Fue así como, en vísperas de la campaña presidencial de 1988, redactamos y difundimos, bajo las siglas de los clubes Convencer, un centenar de páginas en las que se enumeraban y desarrollaban los objetivos fijados por Michel Rocard. Unas semanas más tarde, François Mitterrand dio a conocer su decisión de volver a presentarse y nuestro candidato se retiró de la carrera. Al releer hoy el fruto de nuestro trabajo constato que ese cuerpo de reflexiones, que, lejos de toda perspectiva ideológica o doctrinal, constituía el esbozo de un verdadero programa de gobierno, no ha dejado de ser pertinente. E incluso a pesar de que deje de lado buen número de problemas técnicos sigue siendo a mis ojos, por su orientación y su coherencia, aquel que la izquierda francesa, que es mi familia de pensamiento, puede y debe suscribir.

Por supuesto hubo una pausa durante la campaña. Envié a Le Monde un artículo en el que exhortaba a François Mitterrand a coronar los grandes servicios prestados a la democracia cediéndole el paso a un hombre más joven, susceptible de dar un nuevo impulso a la izquierda. Ese gesto, argumentaba yo, le valdría a buen seguro el reconocimiento de las generaciones futuras. Mi exhortación no tuvo efecto alguno y, como Michel Rocard, me decidí a asociarme a la campaña del presidente saliente, que por otra parte fue espectacular.

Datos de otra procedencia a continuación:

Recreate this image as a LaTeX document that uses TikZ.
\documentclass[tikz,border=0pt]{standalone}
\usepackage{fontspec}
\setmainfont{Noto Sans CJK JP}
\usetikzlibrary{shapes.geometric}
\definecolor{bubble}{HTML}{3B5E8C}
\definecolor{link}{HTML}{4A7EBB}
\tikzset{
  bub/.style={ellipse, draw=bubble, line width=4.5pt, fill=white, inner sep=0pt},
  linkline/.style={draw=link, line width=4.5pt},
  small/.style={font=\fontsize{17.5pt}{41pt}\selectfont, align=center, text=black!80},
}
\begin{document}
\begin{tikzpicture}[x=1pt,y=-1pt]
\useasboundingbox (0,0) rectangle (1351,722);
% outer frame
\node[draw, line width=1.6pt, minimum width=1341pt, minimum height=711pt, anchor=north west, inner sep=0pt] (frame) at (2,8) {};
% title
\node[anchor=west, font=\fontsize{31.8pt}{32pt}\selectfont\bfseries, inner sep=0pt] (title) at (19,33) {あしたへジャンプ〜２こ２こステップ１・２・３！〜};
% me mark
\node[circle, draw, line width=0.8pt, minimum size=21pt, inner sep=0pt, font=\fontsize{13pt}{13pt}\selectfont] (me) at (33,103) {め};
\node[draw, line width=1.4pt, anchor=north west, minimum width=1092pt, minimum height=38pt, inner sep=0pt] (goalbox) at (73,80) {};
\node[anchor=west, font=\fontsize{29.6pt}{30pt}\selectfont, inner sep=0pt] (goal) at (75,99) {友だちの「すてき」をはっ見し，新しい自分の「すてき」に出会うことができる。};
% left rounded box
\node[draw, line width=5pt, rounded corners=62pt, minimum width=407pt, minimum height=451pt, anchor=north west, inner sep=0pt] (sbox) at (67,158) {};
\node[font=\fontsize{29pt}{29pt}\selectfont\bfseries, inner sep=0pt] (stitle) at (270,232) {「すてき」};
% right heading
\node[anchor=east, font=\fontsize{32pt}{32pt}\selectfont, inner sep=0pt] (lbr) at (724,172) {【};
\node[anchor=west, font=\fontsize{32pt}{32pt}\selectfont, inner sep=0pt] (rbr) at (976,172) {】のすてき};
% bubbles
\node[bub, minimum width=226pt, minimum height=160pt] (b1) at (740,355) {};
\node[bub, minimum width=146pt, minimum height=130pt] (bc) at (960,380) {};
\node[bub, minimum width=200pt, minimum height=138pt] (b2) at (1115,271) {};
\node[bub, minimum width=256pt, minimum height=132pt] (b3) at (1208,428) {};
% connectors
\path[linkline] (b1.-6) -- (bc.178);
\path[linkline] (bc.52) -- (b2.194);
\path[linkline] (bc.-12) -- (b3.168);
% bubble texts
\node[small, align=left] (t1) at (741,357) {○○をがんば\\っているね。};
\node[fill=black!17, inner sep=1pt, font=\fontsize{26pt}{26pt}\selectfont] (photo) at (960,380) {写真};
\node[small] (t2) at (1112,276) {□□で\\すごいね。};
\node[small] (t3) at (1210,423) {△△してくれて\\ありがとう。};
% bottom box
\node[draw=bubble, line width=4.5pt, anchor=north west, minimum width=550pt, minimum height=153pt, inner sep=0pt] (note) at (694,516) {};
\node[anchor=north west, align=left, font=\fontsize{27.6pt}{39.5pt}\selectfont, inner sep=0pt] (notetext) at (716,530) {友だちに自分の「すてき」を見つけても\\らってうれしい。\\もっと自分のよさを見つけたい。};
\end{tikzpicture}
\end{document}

El segundo septenio comenzó con una sorpresa: la elección de Michel Rocard como primer ministro; un nombramiento cuyos riesgos vimos desde el primer momento. ¿No pretendería el presidente, a quien no le gustaba, exponerlo a un desgaste que le impidiera aspirar de nuevo a la sucesión?

Siguieron tres años delicados para los clubes Convencer y para nuestro comité. Observábamos el comportamiento del primer ministro con simpatía, sin que nos sorprendieran demasiado los obstáculos que hallaba en su camino ni el apoyo por lo menos ambiguo del Elíseo. Necesitaría tiempo para imponer sus ideas. Aparte del hecho de que no había podido elegir él a todos sus ministros, no estaban a su favor todos los parlamentarios socialistas, cuyos votos le eran indispensables. Esa «cocina» gubernamental, en la que despuntaba Guy Carcassonne y gracias a la cual Michel Rocard se mantuvo tres años en Matignon, no la catábamos y no la comprendíamos. Nuestro equipo, más alejado de las contingencias de la vida política cotidiana, dirigía críticas al primer ministro que pretendían ser amistosas y constructivas, pero que, teniendo en cuenta nuestra media de edad, podían parecer ligeramente paternalistas y más de una vez debieron de fastidiarlo.

De vez en cuando nos reunía a comer en Matignon. En esas ocasiones nos hablaba con mucha franqueza de las dificultades a las que se enfrentaba, y nos daba a entender claramente que era muy consciente de lo que le reprochábamos, pero que había que tener paciencia. De esos ágapes muy a menudo salíamos decepcionados, no por su contacto, siempre cordial, sino por la confianza, a nuestros ojos excesiva, que mantenía en los progresos posibles.

Todos nos quedamos conmocionados ante la manera en que fue despedido en 1991 y le manifestamos con sinceridad que, a pesar de algunos reveses que nos habían apenado, su actuación nos parecía globalmente muy positiva.

Aún me lo parece ahora, casi siete años después. Probablemente fue el mejor primer ministro de François Mitterrand. Varias de las negociaciones que llevó a cabo —entre ellas la de Nueva Caledonia— y numerosas reformas que logró aplicar —pienso en el RMI[59] o la CSG[60], así como en la ley de financiación de los partidos políticos— supusieron progresos reales en la gestión democrática del país.

Sin embargo, los contactos que los clubes Convencer en su conjunto habían tratado de mantener entre un político y la sociedad francesa en sus profundidades no alcanzaron la dimensión que esperábamos. La decisión del «candidato virtual» de conquistar al Partido Socialista en lugar de al pueblo francés iba a contrapelo de las recomendaciones estratégicas que habíamos formulado constantemente. Si ésta no supuso el punto final de la existencia de los clubes Convencer, sí rompió los lazos entre los miembros del comité de reflexión y el efímero primer secretario del Partido Socialista.